#### INSTRUCTION
Write out each line word for word. Drop pictures.

#### INFORMATION PROVIDED
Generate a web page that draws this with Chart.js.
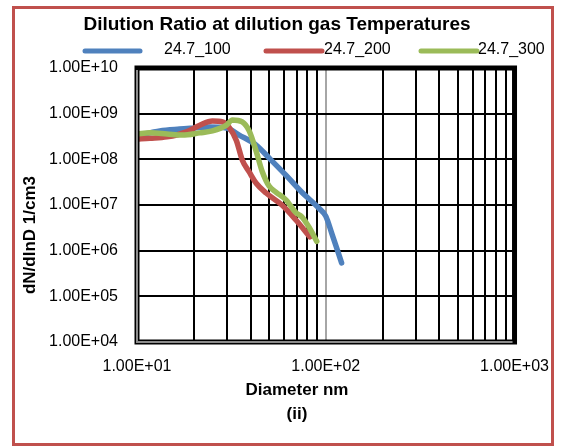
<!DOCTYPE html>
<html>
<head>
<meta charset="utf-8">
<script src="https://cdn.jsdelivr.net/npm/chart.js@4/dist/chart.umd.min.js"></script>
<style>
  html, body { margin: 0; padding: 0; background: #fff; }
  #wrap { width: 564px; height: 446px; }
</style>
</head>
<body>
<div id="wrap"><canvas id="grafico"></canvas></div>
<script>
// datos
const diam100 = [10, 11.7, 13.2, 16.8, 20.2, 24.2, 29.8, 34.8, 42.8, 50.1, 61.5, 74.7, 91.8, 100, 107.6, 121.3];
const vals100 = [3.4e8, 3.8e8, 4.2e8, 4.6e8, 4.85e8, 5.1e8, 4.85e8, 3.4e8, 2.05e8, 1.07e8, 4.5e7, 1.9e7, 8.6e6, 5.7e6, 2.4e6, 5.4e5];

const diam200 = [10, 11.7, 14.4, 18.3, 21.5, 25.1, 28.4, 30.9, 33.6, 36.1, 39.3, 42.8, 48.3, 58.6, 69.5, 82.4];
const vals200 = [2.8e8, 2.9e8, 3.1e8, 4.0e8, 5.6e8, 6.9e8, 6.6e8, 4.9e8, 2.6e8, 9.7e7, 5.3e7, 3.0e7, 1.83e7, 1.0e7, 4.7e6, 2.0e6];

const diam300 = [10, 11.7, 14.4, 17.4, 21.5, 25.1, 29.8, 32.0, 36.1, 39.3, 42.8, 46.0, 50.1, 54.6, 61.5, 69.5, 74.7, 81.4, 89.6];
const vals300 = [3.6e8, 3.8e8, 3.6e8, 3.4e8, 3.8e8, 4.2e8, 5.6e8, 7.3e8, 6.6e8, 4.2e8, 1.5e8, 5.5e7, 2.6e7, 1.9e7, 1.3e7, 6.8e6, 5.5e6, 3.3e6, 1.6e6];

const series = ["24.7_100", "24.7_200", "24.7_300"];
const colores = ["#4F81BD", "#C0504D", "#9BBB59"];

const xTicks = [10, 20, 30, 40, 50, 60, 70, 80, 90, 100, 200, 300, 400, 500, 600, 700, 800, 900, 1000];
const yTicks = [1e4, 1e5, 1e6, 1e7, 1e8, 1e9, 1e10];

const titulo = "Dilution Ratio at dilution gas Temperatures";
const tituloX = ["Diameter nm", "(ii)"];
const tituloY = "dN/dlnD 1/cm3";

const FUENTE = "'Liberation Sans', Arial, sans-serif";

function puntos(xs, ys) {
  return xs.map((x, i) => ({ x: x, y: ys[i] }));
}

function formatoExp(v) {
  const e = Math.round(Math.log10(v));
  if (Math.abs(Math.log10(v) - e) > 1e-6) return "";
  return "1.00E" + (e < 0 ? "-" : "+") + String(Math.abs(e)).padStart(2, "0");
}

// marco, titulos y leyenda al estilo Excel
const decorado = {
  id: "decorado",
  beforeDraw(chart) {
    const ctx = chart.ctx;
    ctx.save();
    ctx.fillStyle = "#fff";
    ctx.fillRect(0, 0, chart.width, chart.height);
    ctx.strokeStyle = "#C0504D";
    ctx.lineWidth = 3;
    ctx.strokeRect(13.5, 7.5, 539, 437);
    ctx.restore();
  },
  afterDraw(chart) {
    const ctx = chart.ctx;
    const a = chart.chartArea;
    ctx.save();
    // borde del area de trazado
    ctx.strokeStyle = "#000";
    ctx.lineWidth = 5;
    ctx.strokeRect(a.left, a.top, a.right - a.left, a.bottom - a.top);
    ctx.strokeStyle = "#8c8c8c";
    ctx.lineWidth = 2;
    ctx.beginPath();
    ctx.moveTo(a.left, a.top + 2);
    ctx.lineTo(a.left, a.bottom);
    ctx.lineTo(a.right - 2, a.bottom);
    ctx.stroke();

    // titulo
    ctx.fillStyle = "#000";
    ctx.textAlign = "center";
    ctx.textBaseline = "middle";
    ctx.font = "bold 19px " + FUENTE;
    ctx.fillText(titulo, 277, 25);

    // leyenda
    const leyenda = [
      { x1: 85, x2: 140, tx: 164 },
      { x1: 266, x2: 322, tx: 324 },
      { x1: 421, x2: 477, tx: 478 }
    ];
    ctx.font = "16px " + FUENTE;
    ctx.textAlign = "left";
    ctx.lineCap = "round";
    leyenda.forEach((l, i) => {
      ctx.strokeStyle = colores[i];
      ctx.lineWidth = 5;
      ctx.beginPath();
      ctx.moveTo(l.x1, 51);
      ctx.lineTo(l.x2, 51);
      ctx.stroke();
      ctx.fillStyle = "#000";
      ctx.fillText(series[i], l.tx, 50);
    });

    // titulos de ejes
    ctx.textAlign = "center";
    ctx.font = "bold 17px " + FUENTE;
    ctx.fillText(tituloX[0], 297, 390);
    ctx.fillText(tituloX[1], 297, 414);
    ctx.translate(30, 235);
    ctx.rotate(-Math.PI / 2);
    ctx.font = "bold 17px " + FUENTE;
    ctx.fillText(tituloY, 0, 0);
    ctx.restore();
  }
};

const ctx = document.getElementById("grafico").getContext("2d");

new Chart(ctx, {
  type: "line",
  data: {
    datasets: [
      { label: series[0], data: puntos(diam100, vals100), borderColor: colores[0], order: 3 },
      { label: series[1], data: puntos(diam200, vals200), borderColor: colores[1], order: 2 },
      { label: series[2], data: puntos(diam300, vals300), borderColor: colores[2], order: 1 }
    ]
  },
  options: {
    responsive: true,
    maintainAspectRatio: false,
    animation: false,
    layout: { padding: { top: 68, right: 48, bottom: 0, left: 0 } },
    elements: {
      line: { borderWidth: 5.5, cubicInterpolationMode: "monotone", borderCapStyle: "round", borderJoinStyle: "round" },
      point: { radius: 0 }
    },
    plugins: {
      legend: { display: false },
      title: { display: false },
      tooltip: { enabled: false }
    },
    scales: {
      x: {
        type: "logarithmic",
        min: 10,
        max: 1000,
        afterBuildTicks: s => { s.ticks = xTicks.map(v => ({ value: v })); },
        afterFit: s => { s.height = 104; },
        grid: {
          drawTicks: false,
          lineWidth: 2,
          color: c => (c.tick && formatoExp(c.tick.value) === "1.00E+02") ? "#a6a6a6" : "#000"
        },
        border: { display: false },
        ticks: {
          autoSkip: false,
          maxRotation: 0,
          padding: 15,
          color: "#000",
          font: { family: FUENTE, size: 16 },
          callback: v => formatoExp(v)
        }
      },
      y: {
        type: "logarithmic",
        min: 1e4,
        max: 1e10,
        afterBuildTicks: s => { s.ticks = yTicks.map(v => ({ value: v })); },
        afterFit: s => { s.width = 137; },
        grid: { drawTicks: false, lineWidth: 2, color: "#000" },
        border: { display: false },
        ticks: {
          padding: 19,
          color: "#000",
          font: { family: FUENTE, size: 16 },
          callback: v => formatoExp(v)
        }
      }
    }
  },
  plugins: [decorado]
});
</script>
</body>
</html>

#### ANSWER TO THE TASK
Generate a web page that draws this with Chart.js.
<!DOCTYPE html>
<html>
<head>
<meta charset="utf-8">
<script src="https://cdn.jsdelivr.net/npm/chart.js@4/dist/chart.umd.min.js"></script>
<style>
  html, body { margin: 0; padding: 0; background: #fff; }
  #wrap { width: 564px; height: 446px; }
</style>
</head>
<body>
<div id="wrap"><canvas id="grafico"></canvas></div>
<script>
// datos
const diam100 = [10, 11.7, 13.2, 16.8, 20.2, 24.2, 29.8, 34.8, 42.8, 50.1, 61.5, 74.7, 91.8, 100, 107.6, 121.3];
const vals100 = [3.4e8, 3.8e8, 4.2e8, 4.6e8, 4.85e8, 5.1e8, 4.85e8, 3.4e8, 2.05e8, 1.07e8, 4.5e7, 1.9e7, 8.6e6, 5.7e6, 2.4e6, 5.4e5];

const diam200 = [10, 11.7, 14.4, 18.3, 21.5, 25.1, 28.4, 30.9, 33.6, 36.1, 39.3, 42.8, 48.3, 58.6, 69.5, 82.4];
const vals200 = [2.8e8, 2.9e8, 3.1e8, 4.0e8, 5.6e8, 6.9e8, 6.6e8, 4.9e8, 2.6e8, 9.7e7, 5.3e7, 3.0e7, 1.83e7, 1.0e7, 4.7e6, 2.0e6];

const diam300 = [10, 11.7, 14.4, 17.4, 21.5, 25.1, 29.8, 32.0, 36.1, 39.3, 42.8, 46.0, 50.1, 54.6, 61.5, 69.5, 74.7, 81.4, 89.6];
const vals300 = [3.6e8, 3.8e8, 3.6e8, 3.4e8, 3.8e8, 4.2e8, 5.6e8, 7.3e8, 6.6e8, 4.2e8, 1.5e8, 5.5e7, 2.6e7, 1.9e7, 1.3e7, 6.8e6, 5.5e6, 3.3e6, 1.6e6];

const series = ["24.7_100", "24.7_200", "24.7_300"];
const colores = ["#4F81BD", "#C0504D", "#9BBB59"];

const xTicks = [10, 20, 30, 40, 50, 60, 70, 80, 90, 100, 200, 300, 400, 500, 600, 700, 800, 900, 1000];
const yTicks = [1e4, 1e5, 1e6, 1e7, 1e8, 1e9, 1e10];

const titulo = "Dilution Ratio at dilution gas Temperatures";
const tituloX = ["Diameter nm", "(ii)"];
const tituloY = "dN/dlnD 1/cm3";

const FUENTE = "'Liberation Sans', Arial, sans-serif";

function puntos(xs, ys) {
  return xs.map((x, i) => ({ x: x, y: ys[i] }));
}

function formatoExp(v) {
  const e = Math.round(Math.log10(v));
  if (Math.abs(Math.log10(v) - e) > 1e-6) return "";
  return "1.00E" + (e < 0 ? "-" : "+") + String(Math.abs(e)).padStart(2, "0");
}

// marco, titulos y leyenda al estilo Excel
const decorado = {
  id: "decorado",
  beforeDraw(chart) {
    const ctx = chart.ctx;
    ctx.save();
    ctx.fillStyle = "#fff";
    ctx.fillRect(0, 0, chart.width, chart.height);
    ctx.strokeStyle = "#C0504D";
    ctx.lineWidth = 3;
    ctx.strokeRect(13.5, 7.5, 539, 437);
    ctx.restore();
  },
  afterDraw(chart) {
    const ctx = chart.ctx;
    const a = chart.chartArea;
    ctx.save();
    // borde del area de trazado
    ctx.strokeStyle = "#000";
    ctx.lineWidth = 5;
    ctx.strokeRect(a.left, a.top, a.right - a.left, a.bottom - a.top);
    ctx.strokeStyle = "#8c8c8c";
    ctx.lineWidth = 2;
    ctx.beginPath();
    ctx.moveTo(a.left, a.top + 2);
    ctx.lineTo(a.left, a.bottom);
    ctx.lineTo(a.right - 2, a.bottom);
    ctx.stroke();

    // titulo
    ctx.fillStyle = "#000";
    ctx.textAlign = "center";
    ctx.textBaseline = "middle";
    ctx.font = "bold 19px " + FUENTE;
    ctx.fillText(titulo, 277, 25);

    // leyenda
    const leyenda = [
      { x1: 85, x2: 140, tx: 164 },
      { x1: 266, x2: 322, tx: 324 },
      { x1: 421, x2: 477, tx: 478 }
    ];
    ctx.font = "16px " + FUENTE;
    ctx.textAlign = "left";
    ctx.lineCap = "round";
    leyenda.forEach((l, i) => {
      ctx.strokeStyle = colores[i];
      ctx.lineWidth = 5;
      ctx.beginPath();
      ctx.moveTo(l.x1, 51);
      ctx.lineTo(l.x2, 51);
      ctx.stroke();
      ctx.fillStyle = "#000";
      ctx.fillText(series[i], l.tx, 50);
    });

    // titulos de ejes
    ctx.textAlign = "center";
    ctx.font = "bold 17px " + FUENTE;
    ctx.fillText(tituloX[0], 297, 390);
    ctx.fillText(tituloX[1], 297, 414);
    ctx.translate(30, 235);
    ctx.rotate(-Math.PI / 2);
    ctx.font = "bold 17px " + FUENTE;
    ctx.fillText(tituloY, 0, 0);
    ctx.restore();
  }
};

const ctx = document.getElementById("grafico").getContext("2d");

new Chart(ctx, {
  type: "line",
  data: {
    datasets: [
      { label: series[0], data: puntos(diam100, vals100), borderColor: colores[0], order: 3 },
      { label: series[1], data: puntos(diam200, vals200), borderColor: colores[1], order: 2 },
      { label: series[2], data: puntos(diam300, vals300), borderColor: colores[2], order: 1 }
    ]
  },
  options: {
    responsive: true,
    maintainAspectRatio: false,
    animation: false,
    layout: { padding: { top: 68, right: 48, bottom: 0, left: 0 } },
    elements: {
      line: { borderWidth: 5.5, cubicInterpolationMode: "monotone", borderCapStyle: "round", borderJoinStyle: "round" },
      point: { radius: 0 }
    },
    plugins: {
      legend: { display: false },
      title: { display: false },
      tooltip: { enabled: false }
    },
    scales: {
      x: {
        type: "logarithmic",
        min: 10,
        max: 1000,
        afterBuildTicks: s => { s.ticks = xTicks.map(v => ({ value: v })); },
        afterFit: s => { s.height = 104; },
        grid: {
          drawTicks: false,
          lineWidth: 2,
          color: c => (c.tick && formatoExp(c.tick.value) === "1.00E+02") ? "#a6a6a6" : "#000"
        },
        border: { display: false },
        ticks: {
          autoSkip: false,
          maxRotation: 0,
          padding: 15,
          color: "#000",
          font: { family: FUENTE, size: 16 },
          callback: v => formatoExp(v)
        }
      },
      y: {
        type: "logarithmic",
        min: 1e4,
        max: 1e10,
        afterBuildTicks: s => { s.ticks = yTicks.map(v => ({ value: v })); },
        afterFit: s => { s.width = 137; },
        grid: { drawTicks: false, lineWidth: 2, color: "#000" },
        border: { display: false },
        ticks: {
          padding: 19,
          color: "#000",
          font: { family: FUENTE, size: 16 },
          callback: v => formatoExp(v)
        }
      }
    }
  },
  plugins: [decorado]
});
</script>
</body>
</html>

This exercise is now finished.